Para o tributarista Igor Mauler Santiago, “a nomeação de um ministro do STF parte do presidente, mas passa pelo crivo do Senado”. “É também fortemente escrutinada pela comunidade jurídica, inclusive pela própria Corte. Quem supera todos esses testes está muito além da amizade, ainda que esta acaso exista em alguma situação concreta.”
“O presidente da República se equivoca ao equiparar o STF a um clube para o qual chamamos apenas amigos. É evidente que ninguém indica desconhecidos para o cargo. Deve haver uma empatia, a confiança de que ele desempenhará bem suas funções, a certeza sobre seu caráter. Mas reduzir esse momento solene a um ato de camaradagem revela a falta de clareza que o presidente tem sobre o papel e a importância do STF”, declarou o professor e criminalista Pierpaolo Bottini.

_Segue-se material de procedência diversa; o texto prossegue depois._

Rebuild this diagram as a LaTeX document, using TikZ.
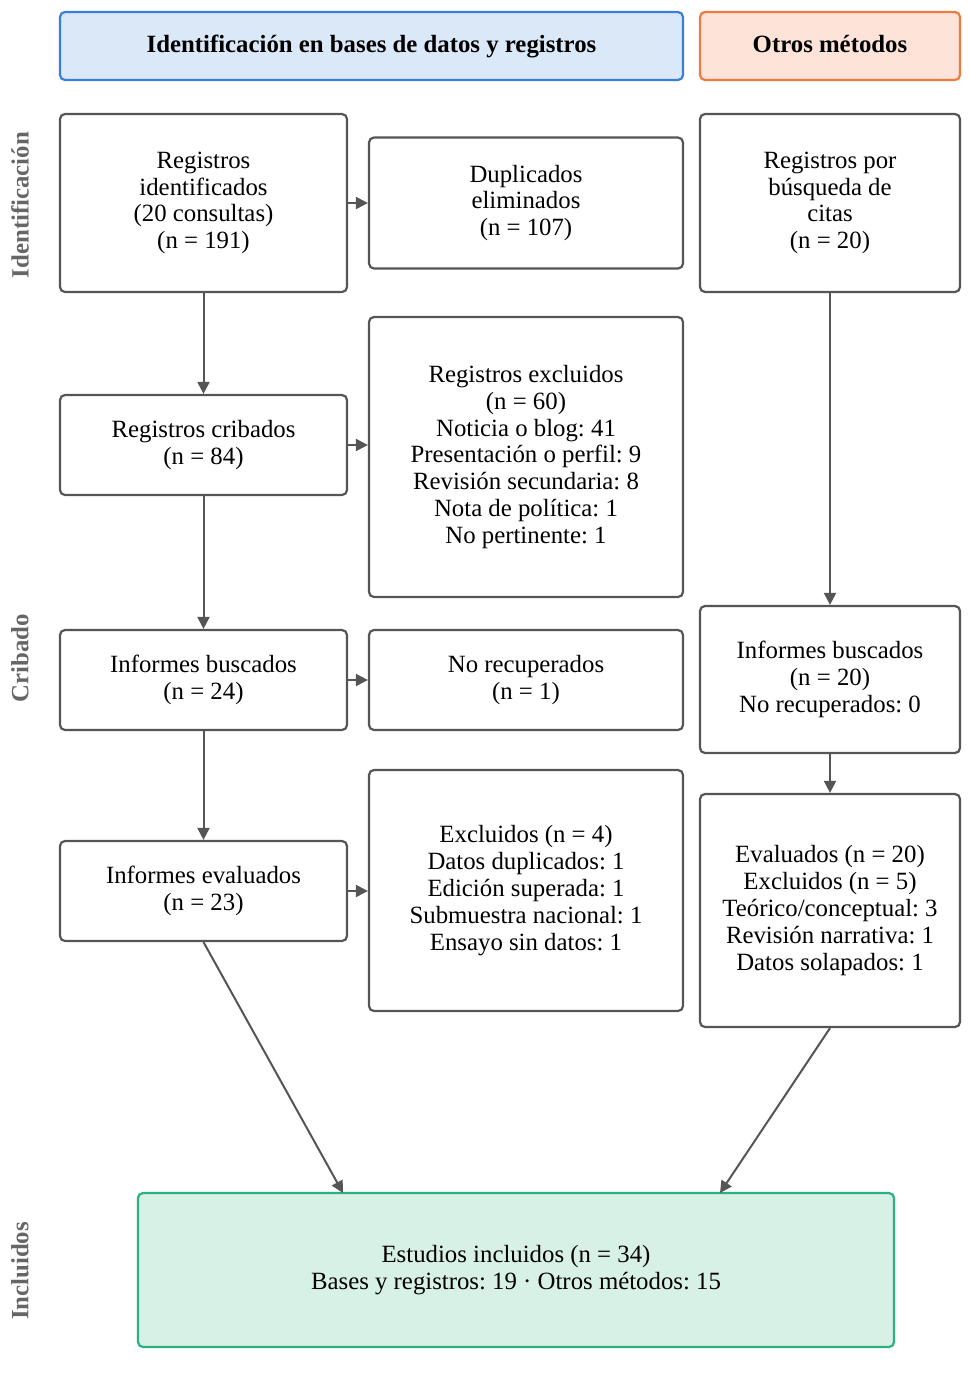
\documentclass[tikz,border=0pt]{standalone}
\usepackage{fontspec}
\setmainfont{Liberation Serif}
\usetikzlibrary{arrows.meta}
\definecolor{boxgray}{HTML}{555555}
\definecolor{sidegray}{HTML}{666666}
\definecolor{hbluefill}{HTML}{DAE8F8}
\definecolor{hblueline}{HTML}{3B7DDD}
\definecolor{horgfill}{HTML}{FDE3D8}
\definecolor{horgline}{HTML}{EE7A3F}
\definecolor{grnfill}{HTML}{D8F1E6}
\definecolor{grnline}{HTML}{2BB07F}
\frenchspacing
\begin{document}
\begin{tikzpicture}[x=1pt,y=-1pt,
  txt/.style={font=\fontsize{24.8}{26.8}\selectfont},
  stepbox/.style={draw=boxgray, line width=2.2pt, rounded corners=5pt, fill=white,
    align=center, inner sep=0pt, txt},
  headbox/.style={line width=2.2pt, rounded corners=5pt, align=center, inner sep=0pt,
    text height=17pt, text depth=5pt,
    font=\fontsize{24.8}{26.8}\selectfont\bfseries},
  side/.style={rotate=90, text=sidegray, font=\fontsize{24.8}{26.8}\selectfont\bfseries},
  arr/.style={draw=boxgray, line width=2pt, -{Triangle[length=12pt,width=12pt]}}
]
\useasboundingbox (0,0) rectangle (969,1392);

% headers
\node[headbox, draw=hblueline, fill=hbluefill, minimum width=623pt, minimum height=68pt]
  (H1) at (371.5,46) {Identificación en bases de datos y registros};
\node[headbox, draw=horgline, fill=horgfill, minimum width=260pt, minimum height=68pt]
  (H2) at (830,46) {Otros métodos};

% side labels
\node[side] (S1) at (20,205) {Identificación};
\node[side] (S2) at (20,658) {Cribado};
\node[side] (S3) at (20,1271) {Incluidos};

% boxes
\node[stepbox, minimum width=287pt, minimum height=178pt] (A) at (203.5,203)
  {Registros\\identificados\\(20 consultas)\\(n = 191)};
\node[stepbox, minimum width=314pt, minimum height=131pt] (B) at (526,203)
  {Duplicados\\eliminados\\(n = 107)};
\node[stepbox, minimum width=260pt, minimum height=178pt] (C) at (830,203)
  {Registros por\\búsqueda de\\citas\\(n = 20)};
\node[stepbox, minimum width=287pt, minimum height=100pt] (D) at (203.5,445)
  {Registros cribados\\(n = 84)};
\node[stepbox, minimum width=314pt, minimum height=280pt] (E) at (526,457)
  {Registros excluidos\\(n = 60)\\Noticia o blog: 41\\Presentación o perfil: 9\\Revisión secundaria: 8\\Nota de política: 1\\No pertinente: 1};
\node[stepbox, minimum width=287pt, minimum height=100pt] (F) at (203.5,680)
  {Informes buscados\\(n = 24)};
\node[stepbox, minimum width=314pt, minimum height=100pt] (G) at (526,680)
  {No recuperados\\(n = 1)};
\node[stepbox, minimum width=260pt, minimum height=147pt] (H) at (830,679.5)
  {Informes buscados\\(n = 20)\\No recuperados: 0};
\node[stepbox, minimum width=287pt, minimum height=100pt] (I) at (203.5,891)
  {Informes evaluados\\(n = 23)};
\node[stepbox, minimum width=314pt, minimum height=241pt] (J) at (526,890.5)
  {Excluidos (n = 4)\\Datos duplicados: 1\\Edición superada: 1\\Submuestra nacional: 1\\Ensayo sin datos: 1};
\node[stepbox, minimum width=260pt, minimum height=233pt] (K) at (830,910.5)
  {Evaluados (n = 20)\\Excluidos (n = 5)\\Teórico/conceptual: 3\\Revisión narrativa: 1\\Datos solapados: 1};
\node[stepbox, draw=grnline, fill=grnfill, minimum width=756pt, minimum height=154pt] (L) at (516,1270)
  {Estudios incluidos (n = 34)\\Bases y registros: 19 · Otros métodos: 15};

\coordinate (L1) at (343,1193);
\coordinate (L2) at (720,1193);

% connectors
\draw[arr] (A.south) -- (D.north);
\draw[arr] (A.east) -- (A.east -| B.west);
\draw[arr] (D.east) -- (D.east -| E.west);
\draw[arr] (D.south) -- (F.north);
\draw[arr] (F.east) -- (F.east -| G.west);
\draw[arr] (F.south) -- (I.north);
\draw[arr] (I.east) -- (I.east -| J.west);
\draw[arr] (C.south) -- (H.north);
\draw[arr] (H.south) -- (K.north);
\draw[arr] (I.south) -- (L1);
\draw[arr] (K.south) -- (L2);
\end{tikzpicture}
\end{document}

Indicado em 2017 pelo presidente Michel Temer, Moraes, então ministro da Justiça, assumiu no mesmo ano a vaga do ministro Teori Zavascki, morto em acidente aéreo. Assim como Temer, Alexandre é graduado em Direito e constitucionalista, área que analisa e interpreta a Constituição de 1988.
Em entrevista ao UOL também nesta quinta-feira (30), o ex-presidente Lula, no entanto, criticou a decisão monocrática de Alexandre. Na opinião do petista, a atitude do ministro só se justificaria caso ficasse provado que Ramagem cometeu algum ilícitio que o impedisse de ocupar o cargo. O ex-presidente afirmou que as indicações cabem ao presidente da República.
“Não pode um único juiz da Suprema Corte tomar atitude de evitar. Não podemos permitir que as instituições ajam politicamente. […] Que a pessoa prove que o delegado tem um ilícito, aí sim ele está correto [em barrá-lo]”, disse.